Turkmenbashi II? Asian country's slide from one personality cult to another

After three years of promise, the president seems to be turning back the clock

The Guardian, UK/November 2, 2009

On a bright autumn day in September last year, several men barricaded themselves inside a discarded bottling plant on the sleepy outskirts of Ashgabat, the capital of Turkmenistan.

With an impressive arsenal of guns and grenades, they fought the hundreds of security forces that laid siege to them. Tanks were called in. By the end of the ordeal, at least 50 officers were dead. And so were the men.

In a country long controlled by an all-powerful presidency, the siege was unprecedented. Turkmenistan has long touted itself as an island of stability in a rough neighbourhood, bordered as it is by Afghanistan, Uzbekistan and Iran.

Yet with the death three years ago of its eccentric dictator, Saparmurat Niyazov, better known by the name he gave himself, Turkmenbashi, or "Father of all Turkmen", the country's impoverished populace has increasingly begun to question the autocratic rule under which they live.

Like nearly everything in this hermit nation, details of the siege - from motives to how long it lasted, though estimates run from 18 hours to three days - remain murky more than a year later. Some say the men organised themselves in a local mosque, others that they were involved in heroin trafficking, a lucrative business here.

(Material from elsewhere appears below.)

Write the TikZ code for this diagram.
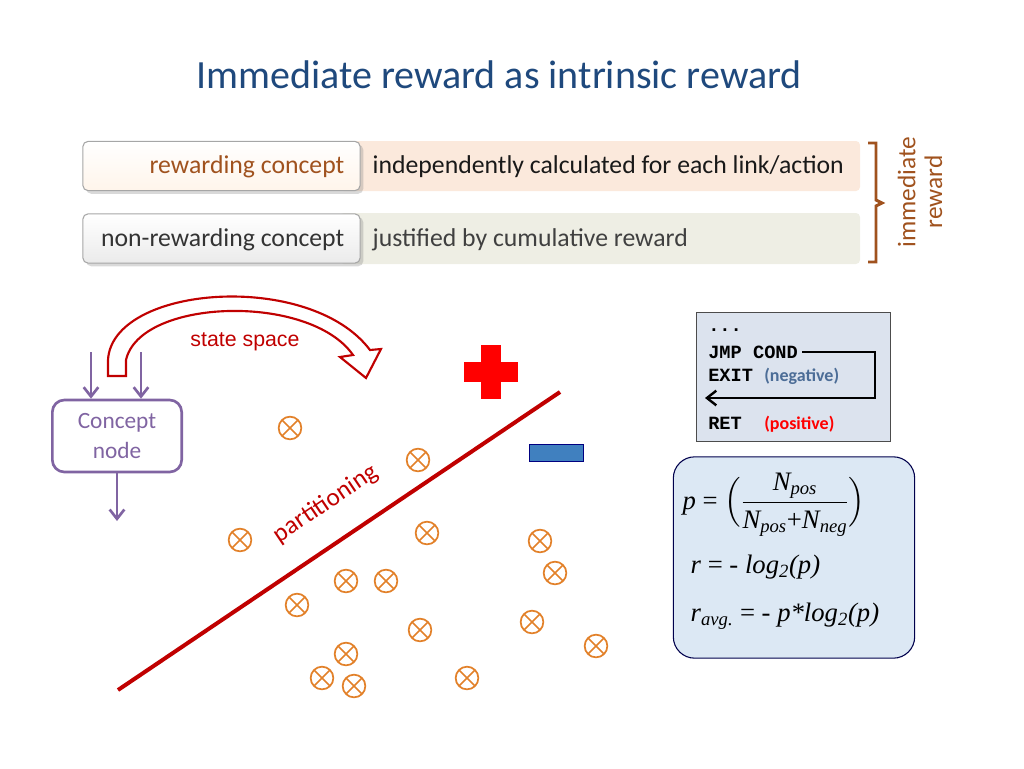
\documentclass[tikz,border=0pt]{standalone}
\usepackage{amsmath}
\usepackage{fontspec}
\setmainfont{Carlito}
\newfontfamily\arialf{Liberation Sans}
\newfontfamily\monof{Liberation Mono}
\newfontfamily\timesf{Liberation Serif}
\usetikzlibrary{shadows,arrows.meta}
\definecolor{titleblue}{HTML}{1F497D}
\definecolor{brownc}{HTML}{A0521E}
\definecolor{orangec}{HTML}{E2812A}
\definecolor{redc}{HTML}{C00000}
\definecolor{purplec}{HTML}{8064A2}
\definecolor{band1}{HTML}{FBE9DC}
\definecolor{band2}{HTML}{EEEEE4}
\definecolor{codefill}{HTML}{DCE3EE}
\definecolor{formfill}{HTML}{DCE8F4}
\newcommand\ti[1]{\text{\timesf\itshape #1}}
\tikzset{
  btn/.style={draw=gray!70, rounded corners=4pt, top color=white, bottom color=orange!8, drop shadow={opacity=0.3}, line width=0.8pt},
  xmark/.style={draw=orangec, line width=1.3pt, circle, minimum size=17pt, inner sep=0pt, path picture={\draw[orangec, line width=1.3pt] (path picture bounding box.north west)--(path picture bounding box.south east) (path picture bounding box.north east)--(path picture bounding box.south west);}},
  parr/.style={purplec, line width=2pt, -{Straight Barb[length=7pt,width=11pt]}},
  big/.style={font=\fontsize{19.3}{22}\selectfont},
}
\begin{document}
\begin{tikzpicture}[x=0.75pt,y=-0.75pt]
\useasboundingbox (0,0) rectangle (1024,768);
\node[font=\fontsize{30}{36}\selectfont, text=titleblue] (title) at (499,75) {Immediate reward as intrinsic reward};
% bands
\fill[band1, rounded corners=3pt] (340,141) rectangle (860,191);
\fill[band2, rounded corners=3pt] (340,213) rectangle (860,264);
\node[btn, minimum width=208pt, minimum height=37pt] (b1) at (221.5,166) {};
\node[btn, minimum width=208pt, minimum height=37pt, bottom color=black!8] (b2) at (221.5,238.5) {};
\node[big, anchor=east, brownc] (t1) at (349,167) {rewarding concept};
\node[big, anchor=east, black!80] (t2) at (349,240) {non-rewarding concept};
\node[big, anchor=west, black!90] (t3) at (368,167) {independently calculated for each link/action};
\node[big, anchor=west, black!75] (t4) at (368,240) {justified by cumulative reward};
\draw[brownc, line width=2.2pt] (868,143) -- (876,143) -- (876,200) -- (882,203) -- (876,206) -- (876,262) -- (868,262);
\node[rotate=90, brownc, align=center, font=\fontsize{19}{20}\selectfont] (imm) at (920,192) {immediate\\reward};
% code box
\node[draw=black!70, fill=codefill, minimum width=145pt, minimum height=97pt, line width=0.8pt] (code) at (793.5,377) {};
\tikzset{codet/.style={anchor=west, inner sep=0pt, font=\monof\bfseries\fontsize{14}{16}\selectfont}}
\node[codet] (c1) at (708,330) {...};
\node[codet] (c2) at (708,352) {JMP COND};
\node[codet] (c3) at (708,376) {EXIT {\fontspec{Carlito}\bfseries\fontsize{13.5}{16}\selectfont\color{titleblue!80}(negative)}};
\node[codet] (c4) at (708,424) {RET \ {\fontspec{Carlito}\bfseries\fontsize{13.5}{16}\selectfont\color{red}(positive)}};
\draw[line width=1.8pt, -{Straight Barb[length=7pt,width=11pt]}] (c2.east) ++(4,0) -- (875,352) -- (875,398) -- (705,398);
% formula box
\node[draw=black!70!blue, fill=formfill, rounded corners=16pt, minimum width=181pt, minimum height=151pt, line width=0.8pt] (fbox) at (794,557.5) {};
\node[anchor=west, font=\timesf\itshape\fontsize{20}{24}\selectfont] (f1) at (678,505) {p \upshape= $\Bigl(\dfrac{\ti{N\textsubscript{pos}}}{\ti{N\textsubscript{pos}}\text{\timesf+}\ti{N\textsubscript{neg}}}\Bigr)$};
\node[anchor=west, font=\timesf\itshape\fontsize{20}{24}\selectfont] (f2) at (686,567) {r \upshape= - \itshape log\textsubscript{2}(p)};
\node[anchor=west, font=\timesf\itshape\fontsize{20}{24}\selectfont] (f3) at (686,616) {r\textsubscript{avg.} \upshape= - \itshape p*log\textsubscript{2}(p)};
% concept node
\node[draw=purplec, line width=2pt, rounded corners=9pt, minimum width=97pt, minimum height=54pt, align=center, text=purplec, font=\fontsize{17.5}{23}\selectfont] (cn) at (117,436) {Concept\\node};
\coordinate (i1) at (91,352); \coordinate (i2) at (141,352); \coordinate (o1) at (117,521);
\draw[parr] (i1) -- (i1 |- cn.north);
\draw[parr] (i2) -- (i2 |- cn.north);
\draw[parr] (cn.south) -- (o1);
% curved hollow arrow
\draw[redc, line width=1.6pt, fill=white, line join=miter] (108,376) -- (108,360) .. controls (112,285) and (310,270) .. (370,350) -- (381,349) -- (366,378) -- (340,357) -- (353,355) .. controls (310,293) and (140,298) .. (126,360) -- (126,376) -- cycle;
\node[redc, font=\arialf\fontsize{16}{18}\selectfont] (ss) at (245,342) {state space};
% partition line
\coordinate (l1) at (118,690); \coordinate (l2) at (560,392);
\draw[redc, line width=3pt] (l1) -- (l2);
\node[redc, rotate=34, font=\fontsize{19}{22}\selectfont] (part) at (326,504) {partitioning};
% plus and minus
\fill[red] (481,345) rectangle (501,399);
\fill[red] (464,362) rectangle (518,382);
\draw[fill=blue!50!cyan!50!gray, draw=blue!50!black] (529,444) rectangle (583,461);
% marks
\foreach \p [count=\i] in {(290,428),(418,460),(240,540),(427,533),(540,541),(555,573),(346,581),(386,581),(297,605),(420,630),(532,622),(596,646),(346,654),(322,678),(354,686),(467,678)}
  \node[xmark] (m\i) at \p {};
\end{tikzpicture}
\end{document}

But many praise the men for having the nerve to stand up to Turkmenbashi's autocratic successor, President Gurbanguly Berdymukhamedov.

"He's a hero," said a 24-year-old man in Ashgabat, speaking of the siege ringleader. "Everyone supported him. My neighbours and I thought, should we go? We would have gone into the streets if everyone went, but no one did."

Ashgabat stands as a testament to the energy wealth of this post-Soviet nation, which holds some of the world's largest gas reserves, according to the BP Statistical Review. The city is peppered with massive white marble apartment buildings, giving it the image of a central Asian Dubai. At night, however, the buildings stand bathed in darkness - few can afford to live in them.

Berdymukhamedov, a health minister under Turkmenbashi and the former dictator's longest-serving cabinet member, has continued the vanity projects begun under his predecessor, building grand hotels and letting little of the wealth trickle down to the people, who make an average £120 to £220 a month. While officially unemployment stands at 5%, international organisations estimate it is closer to 50%.

When Berdymukhamedov took over the presidency upon Turkmenbashi's sudden death in December 2006, many hoped he would open up the country, lifting restrictions on the freedom of its citizens and easing access for foreign investors.

The early signs were promising. The new president made changes, dismantling some of the cult of personality built by Turkmenbashi. He lifted a ban on opera. He removed the hundreds of photographs of Turkmenbashi that adorned everything from theatres to the facades of buildings around the country. He redenominated the country's currency, removing Turkmenbashi's face from all banknotes but the 500 manat note (£107), the highest denomination.

Yet each move forward appeared to be countered by one step back. He reinforced a ban on ballet. Turkmenbashi's photographs were replaced by ones of Berdymukhamedov.

It is rumoured he will soon issue a 1,000 manat note, and put his own face on that. The country is now fully under the swing of a new cult of personality.

"It seems he is becoming his own person," said one western diplomat in Ashgabat. "Even more so recently, he's got this confidence to exude."

In July, the government banned several dozen Turkmen students from leaving the country to study at the American University of Central Asia in nearby Kyrgyzstan. No official explanation was given, but diplomats in the capital believe it was linked to a fear of the greater freedoms found in that country. The issue resonated widely.

"I have never seen such resentment among people as with the students," said another western diplomat in Ashgabat. "You can see the people are not asleep. This was an issue of principles."

Earlier this month, the US Peace Corps was banned from entering Turkmenistan.The media remain under total state control and the fear of ever-present security forces is high.

"No one speaks out against the president," said one man in the city of Mary, in central Turkmenistan. "Right away, you're arrested and jailed and considered an enemy of the people for life. They go after your family, your friends."

"It may look fine but they watch everything that's going on," the first western diplomat said.

Recently, the government had taken to breaking up religious meetings, using the excuse that they were gatherings of drug dealers, he added.

And the post-Soviet nationalism launched by Turkmenbashi - through the banning of opera, ballet and circuses, for example - is also still alive. Students are obliged to wear traditional Turkmen dress to school, and are still forced to read and memorise the Ruhmana, a sort of Turkmen moral bible written by the former president.

But others argue that in other ways, Berdymukhamedov has made positive moves. He has eased travel within the country by lifting checkpoints and allowing Turkmen to travel abroad. He has brought in internet access, though internet cafes are few and state-run, with users obliged to leave identification details and computers monitored by video cameras.

As one western diplomat concedes: "He's done a lot, improved a lot, but recently there seem to be some things to set it back a bit."